Перед читателем—сложно сконструированный текст. Но вначале — кем были два человека, ведшие диалог. Фрэнсиса Бэкона (1909–1992) представлять не надо: крупнейший послевоенный британский художник, выразивший послевоенный кризис гуманизма. Дэвид Сильвестр (1924–2001) — куратор и арт-критик, занимавший ряд должностей в Совете искусств Великобритании, попечитель Галереи Тейт. В 1993-м, на следующий год после смерти Бэкона, Сильвестр сделал его выставку на Венецианской биеннале и получил за нее «Золотого льва». Несмотря на то что разница в возрасте между художником и критиком составляла 15 лет, в их биографиях много схожего. Оба не получили профессионального художественного образования, их семьи категорически не одобряли их образ жизни, так что обоим пришлось в раннем возрасте оставить родительский дом (и того и другого попросту выгнали).

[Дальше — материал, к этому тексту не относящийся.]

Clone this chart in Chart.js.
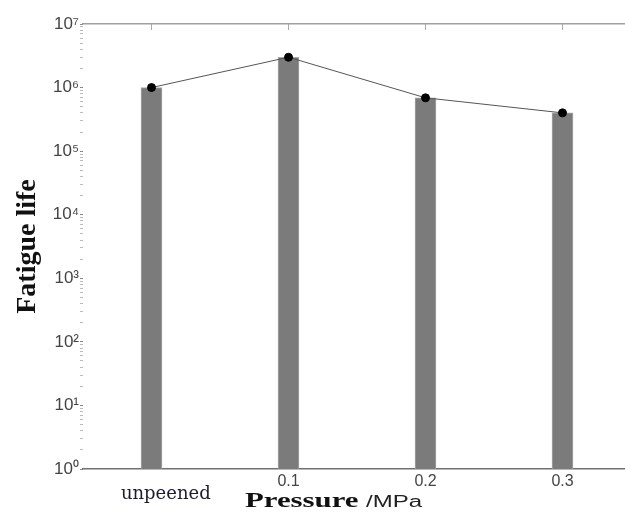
<!DOCTYPE html>
<html>
<head>
<meta charset="utf-8">
<script src="https://cdn.jsdelivr.net/npm/chart.js@4"></script>
<style>
  html, body { margin: 0; padding: 0; background: #fff; overflow: hidden; }
  #wrap { position: relative; width: 636px; height: 515px; }
</style>
</head>
<body>
<div id="wrap"><canvas id="myChart"></canvas></div>
<script>
const ctx = document.getElementById('myChart');

// categories on the x axis
var pressures = ['unpeened', '0.1', '0.2', '0.3']
// fatigue life
var fatigueLife = [1.0e6, 3.0e6, 6.9e5, 4.0e5]
// y axis range (powers of ten)
var yMin = 1
var yMax = 1e7
var supDigits = ['⁰', '¹', '²', '³', '⁴', '⁵', '⁶', '⁷', '⁸', '⁹']

//helper functions
function isPow10(v) {
  let l = Math.log10(v)
  return Math.abs(l - Math.round(l)) < 1e-9
}

function powLabel(v) {
  let e = Math.round(Math.log10(v))
  return '10' + String(e).split('').map(d => supDigits[+d]).join('')
}

// x axis title: bold serif "Pressure" + sans "/MPa", both stretched like the figure
const xTitlePlugin = {
  id: 'xTitle',
  afterDraw(chart) {
    let c = chart.ctx
    let area = chart.chartArea
    c.save()
    c.fillStyle = '#111'
    c.textBaseline = 'alphabetic'
    c.textAlign = 'left'
    c.translate(area.left + 162, 507)
    c.scale(1.4, 1)
    c.font = 'bold 22px "Liberation Serif"'
    c.fillText('Pressure', 0, 0)
    c.restore()

    c.save()
    c.fillStyle = '#222'
    c.textBaseline = 'alphabetic'
    c.textAlign = 'left'
    c.translate(area.left + 283, 507)
    c.scale(1.5, 1)
    c.font = '16px "Liberation Sans"'
    c.fillText('/MPa', 0, 0)
    c.restore()
  }
}

let chart = new Chart(ctx, {
  type: 'bar',
  data: {
    labels: pressures,
    datasets: [{
      type: 'line',
      label: 'fatigue life',
      data: fatigueLife,
      borderColor: '#555',
      borderWidth: 1,
      pointRadius: 4,
      pointBackgroundColor: '#000',
      pointBorderColor: '#000',
      order: 1
    }, {
      label: 'bars',
      data: fatigueLife,
      backgroundColor: '#7b7b7b',
      borderColor: '#a8a8a8',
      borderWidth: 1,
      barThickness: 21,
      order: 2
    }]
  },
  options: {
    responsive: true,
    maintainAspectRatio: false,
    animation: false,
    layout: { padding: { top: 24, left: 0, right: 0, bottom: 0 } },
    plugins: {
      legend: { display: false },
      tooltip: { enabled: false }
    },
    scales: {
      x: {
        type: 'category',
        position: 'bottom',
        grid: { display: false, drawTicks: false },
        border: { display: true, color: '#707070', width: 1.5 },
        ticks: {
          padding: 3,
          autoSkip: false,
          maxRotation: 0,
          color: (c) => c.index === 0 ? '#1c1c2e' : '#444',
          font: (c) => c.index === 0
            ? { family: 'DejaVu Serif', size: 18, lineHeight: 0.84 }
            : { family: 'Liberation Sans', size: 16, lineHeight: 1.2 },
          callback: function (value, index) {
            let lab = this.getLabelForValue(value)
            // the first label sits lower and a bit to the right in the figure
            return index === 0 ? ['', '     ' + lab] : lab
          }
        },
        afterFit: (scale) => { scale.height = 46 }
      },
      x2: {
        type: 'category',
        position: 'top',
        labels: pressures,
        offset: true,
        grid: { display: true, offset: false, drawOnChartArea: false, drawTicks: true, tickLength: -6, tickColor: '#aaa' },
        border: { display: true, color: '#a0a0a0', width: 1.5 },
        ticks: { display: false },
        afterFit: (scale) => { scale.height = 0 }
      },
      y: {
        type: 'logarithmic',
        min: yMin,
        max: yMax,
        border: { display: false },
        grid: {
          display: true,
          drawOnChartArea: false,
          drawTicks: true,
          tickLength: 3,
          tickColor: (c) => (c.tick && isPow10(c.tick.value)) ? '#888' : '#bbb'
        },
        afterBuildTicks: (scale) => {
          // keep 1..9 x 10^n only
          scale.ticks = scale.ticks.filter(t => {
            let m = t.value / Math.pow(10, Math.floor(Math.log10(t.value) + 1e-9))
            return Math.abs(m - Math.round(m)) < 1e-6
          })
        },
        ticks: {
          autoSkip: false,
          padding: 1,
          color: '#444',
          font: { family: 'Liberation Sans', size: 17 },
          callback: (v) => isPow10(v) ? powLabel(v) : ''
        },
        title: {
          display: true,
          text: 'Fatigue life',
          color: '#111',
          font: { family: 'Liberation Serif', size: 28, weight: 'bold' },
          padding: { top: 11, bottom: 0 }
        },
        afterFit: (scale) => { scale.width = 83 }
      }
    }
  },
  plugins: [xTitlePlugin]
});
</script>
</body>
</html>
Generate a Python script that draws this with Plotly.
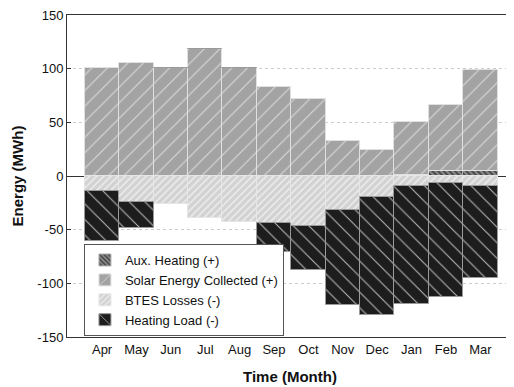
import plotly.graph_objects as go

months = ["Apr", "May", "Jun", "Jul", "Aug", "Sep", "Oct", "Nov", "Dec", "Jan", "Feb", "Mar"]
aux_heating = [0, 0, 0, 0, 0, 0, 0, 0, 0, 0.8, 4.5, 4.5]
solar_collected = [100.5, 105.5, 100.5, 118.5, 101, 83, 72, 33, 24.5, 49.2, 62, 94.5]
btes_losses = [-14, -24, -26.5, -38.8, -42.5, -43.5, -46.6, -32, -19.5, -9.7, -6.6, -9]
heating_load = [-47, -24, 0, 0, 0, -27, -41, -88, -110, -109.5, -106.5, -86]

yticks = [-150, -100, -50, 0, 50, 100, 150]

fig = go.Figure()

def add(name, vals, bg, fg, shape, size, sol, line_col):
    fig.add_trace(go.Bar(
        x=months, y=vals, name=name, width=1,
        marker=dict(color=bg,
                    line=dict(color=line_col, width=1),
                    pattern=dict(shape=shape, bgcolor=bg, fgcolor=fg,
                                 size=size, solidity=sol, fillmode="replace")),
    ))

add("Aux. Heating (+)", aux_heating, "#8a8a8a", "#3a3a3a", "\\", 4, 0.4, "#b0b0b0")
add("Solar Energy Collected (+)", solar_collected, "#a3a3a3", "#dadada", "/", 11, 0.1, "#e0e0e0")
add("BTES Losses (-)", btes_losses, "#d2d2d2", "#ededed", "/", 5, 0.3, "#e6e6e6")
add("Heating Load (-)", heating_load, "#1d1d1d", "#b4b4b4", "\\", 11, 0.1, "#9a9a9a")

# The page body has an 8px default margin, so the figure is sized and
# positioned to compensate for it.
fig.update_layout(
    width=506, height=379,
    margin=dict(l=59, r=1, t=7, b=50),
    barmode="relative", bargap=0,
    paper_bgcolor="white", plot_bgcolor="white",
    font=dict(family="Liberation Sans, Arial, sans-serif", size=13, color="#111"),
    showlegend=True,
    legend=dict(x=0.038, y=0.003, xanchor="left", yanchor="bottom",
                bgcolor="white", bordercolor="#555", borderwidth=1,
                font=dict(size=13), traceorder="normal",
                tracegroupgap=0, itemwidth=30),
    xaxis=dict(
        range=[-1.02, 11.95], showgrid=False, zeroline=False,
        showline=True, linecolor="#333", linewidth=1, mirror=True,
        ticks="", tickfont=dict(size=13),
        title=dict(text="<b>Time (Month)</b>", font=dict(size=15), standoff=15),
    ),
    yaxis=dict(
        range=[-150, 150], tickvals=yticks, ticktext=[str(v) for v in yticks],
        showgrid=True, gridcolor="#cccccc", griddash="dot", gridwidth=1,
        zeroline=True, zerolinecolor="#333", zerolinewidth=1,
        showline=True, linecolor="#333", linewidth=1, mirror="ticks",
        ticks="inside", ticklen=4, tickcolor="#333", tickfont=dict(size=13),
        ticklabeloverflow="allow",
        title=dict(text="<b>Energy (MWh)</b>", font=dict(size=15), standoff=10),
    ),
)

fig.write_html("out.html")
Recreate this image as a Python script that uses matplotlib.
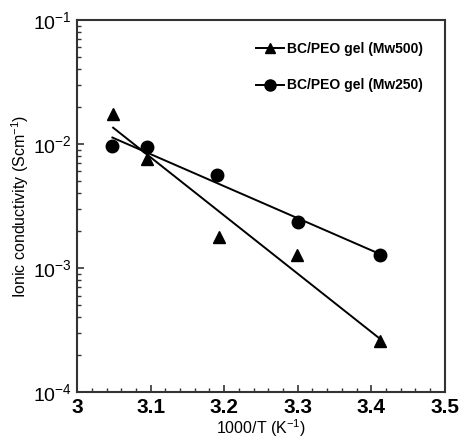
import numpy as np
import matplotlib
matplotlib.use("Agg")
import matplotlib.pyplot as plt
from matplotlib.lines import Line2D
from matplotlib.ticker import MultipleLocator, LogLocator

plt.rcParams['font.family'] = ['Liberation Sans', 'DejaVu Sans']
plt.rcParams['mathtext.fontset'] = 'custom'
plt.rcParams['mathtext.rm'] = 'Liberation Sans'
plt.rcParams['mathtext.default'] = 'regular'

# 1000/T and conductivity for the two gels
x_mw500 = [3.049, 3.095, 3.193, 3.299, 3.412]
s_mw500 = [0.0174, 0.0076, 0.00178, 0.00127, 0.00026]
x_mw250 = [3.048, 3.095, 3.190, 3.300, 3.412]
s_mw250 = [0.0096, 0.0095, 0.0056, 0.00234, 0.00127]

label_500 = 'BC/PEO gel (Mw500)'
label_250 = 'BC/PEO gel (Mw250)'

fig = plt.figure(figsize=(4.59, 4.43), dpi=100)
ax = fig.add_axes([0.168, 0.115, 0.801, 0.840])

for xs, ss, mk, ms in [(x_mw500, s_mw500, '^', 8), (x_mw250, s_mw250, 'o', 9)]:
    xs = np.array(xs)
    ss = np.array(ss)
    ax.plot(xs, ss, linestyle='none', marker=mk, color='black', markersize=ms)
    # Arrhenius fit on log scale
    k, b = np.polyfit(xs, np.log10(ss), 1)
    xf = np.array([xs.min(), xs.max()])
    ax.plot(xf, 10 ** (k * xf + b), color='black', lw=1.4)

ax.set_yscale('log')
ax.set_xlim(3.0, 3.5)
ax.set_ylim(1e-4, 1e-1)
ax.xaxis.set_minor_locator(MultipleLocator(0.02))
ax.yaxis.set_major_locator(LogLocator(base=10, numticks=10))
ax.yaxis.set_minor_locator(LogLocator(base=10, subs=np.arange(2, 10), numticks=10))
ax.set_xticks([3.0, 3.1, 3.2, 3.3, 3.4, 3.5])
ax.set_xticklabels(['3', '3.1', '3.2', '3.3', '3.4', '3.5'])

ax.tick_params(which='both', direction='in', top=False, right=False, color='#333333')
ax.tick_params(which='major', length=5, width=1.2, pad=4)
ax.tick_params(axis='x', which='major', labelsize=15)
ax.tick_params(axis='y', which='major', labelsize=14)
ax.tick_params(which='minor', length=3, width=1.0)
for lbl in ax.get_xticklabels():
    lbl.set_fontweight('bold')
for sp in ax.spines.values():
    sp.set_linewidth(1.5)
    sp.set_color('#333333')

ax.set_xlabel('1000/T (K$^{-1}$)', fontsize=11.5, va='center')
ax.xaxis.set_label_coords(0.5, -0.098)
ax.set_ylabel('Ionic conductivity (Scm$^{-1}$)', fontsize=11.5, va='center')
ax.yaxis.set_label_coords(-0.155, 0.5)

handles = [
    Line2D([], [], color='black', lw=1.4, marker='^', markersize=7),
    Line2D([], [], color='black', lw=1.4, marker='o', markersize=8),
]
ax.legend(handles, [label_500, label_250], loc='upper right', frameon=False,
          prop={'weight': 'bold', 'size': 10}, handlelength=2.0,
          handletextpad=0.2, labelspacing=1.6, borderaxespad=1.2)

fig.savefig('out.png', dpi=100)
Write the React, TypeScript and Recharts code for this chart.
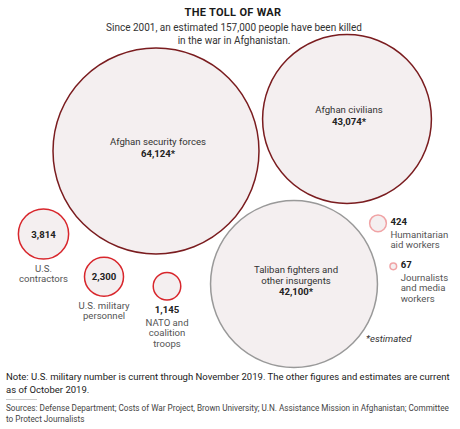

Девять интервью, собранных в книге «Брутальность факта», записывались в течение 24 лет — с 1962 по 1986 год. Диалог начался, когда одному было 53 года, а второму 38. Одни тексты представляют собой расшифровку радиопередач ВВС, другие — изложение телевизионных разговоров для компании London Weekend Television, третьи — запись бесед, что велись просто так, в приватной обстановке. Массив всех этих текстов был отредактирован, перемешан и заново собран (иногда буквально по предложениям) в некое литературное полотно, релевантное живописи Бэкона, в которой пустота вторых планов компенсируется концентрированной энергией главных объектов — мучительно трансформированных человеческих тел. Так и сборник интервью: десятки страниц читаются в свободном неторопливом темпе, не вызывая ровно никаких эмоций. Как грунтуется холст и как — пастозно или жидко — на него ложится краска, когда лучше работать («бывают дни, когда ты начинаешь и дело движется легко, но такое случается редко и длится недолго») и прочий милый треп, мало кому интересный, не произноси эти слова великий художник.
Но потом (а книга так устроена, что ближе к финалу подобных моментов становится больше и больше) Бэкон проговаривает принципиальные вещи о своей жизни и творчестве. Он вспоминает, что в юности был крайне застенчив (наверное, интервьюировать такого интроверта было непросто), что его молодость прошла в жестоком безденежье, но он из тех людей, которые всегда выкрутятся, и даже воровство как способ раздобыть денег его не смущает.
Мы узнаем, что он был заядлым игроком и однажды в Монте-Карло выиграл £1,6 тыс., арендовал виллу, неделю жил как Крёз, а потом еле наскреб денег на билет в Лондон. В книге изложены факты, которые есть сегодня в любой биографии Бэкона: что на него сильное впечатление оказало кино, прежде всего «Броненосец „Потемкин“» Сергея Эйзенштейна, из которого он «позаимствовал» мотив орущего лица («У Бэкона крик — процесс, когда все тело выходит ч ерез рот», писал Жиль Делёз); что он был одержим «Портретом Иннокентия X» кисти Диего Веласкеса; что любил посещать скотобойни и усматривал в освежеванных тушах сходство с Распятием.
При том, что Бэкон был настолько невоцерковлен, что после кончины его не отпевали, он с почтением относился к верующим. «На мой взгляд, люди, имеющие религиозные убеждения, богобоязненные, намного интереснее тех, кто просто живет гедонистической и беспечной жизнью», — говорит он. И тут же со свойственной ему парадоксальностью добавляет: «С другой стороны, восхищаясь верующими, я не могу отделаться и от презрения к ним: ведь они живут в тотальной лжи, каковой мне кажутся их религиозные взгляды».
Цитировать афоризмы нежитейской мудрости можно снова и снова. Реплика, давшая название книге, касалась великих предшественников, Анри Матисса и Пабло Пикассо. «Я никогда не разделял преклонения, которое многие испытывают перед Матиссом. Мне он всегда казался слишком лиричным и декоративным… для меня всегда был более интересен Пикассо. У Матисса никогда не было — как бы сказать? — брутальности факта, которая есть у Пикассо».
Рассуждения о «факте» едва ли не ключевые в книге. В искусстве Бэкон искал новую опору, которую подчас сложно описать, потому что термины «реализм», «фигуративизм» мало что объясняют в переосмыслении материального мира, осуществляемом послевоенными художниками. «Я уверен, — говорит Бэкон, — что реальность в искусстве — вещь глубоко искусственная и ее нужно пересоздавать. Иначе у вас получится всего-навсего иллюстрация, то есть, в сущности, вторсырье».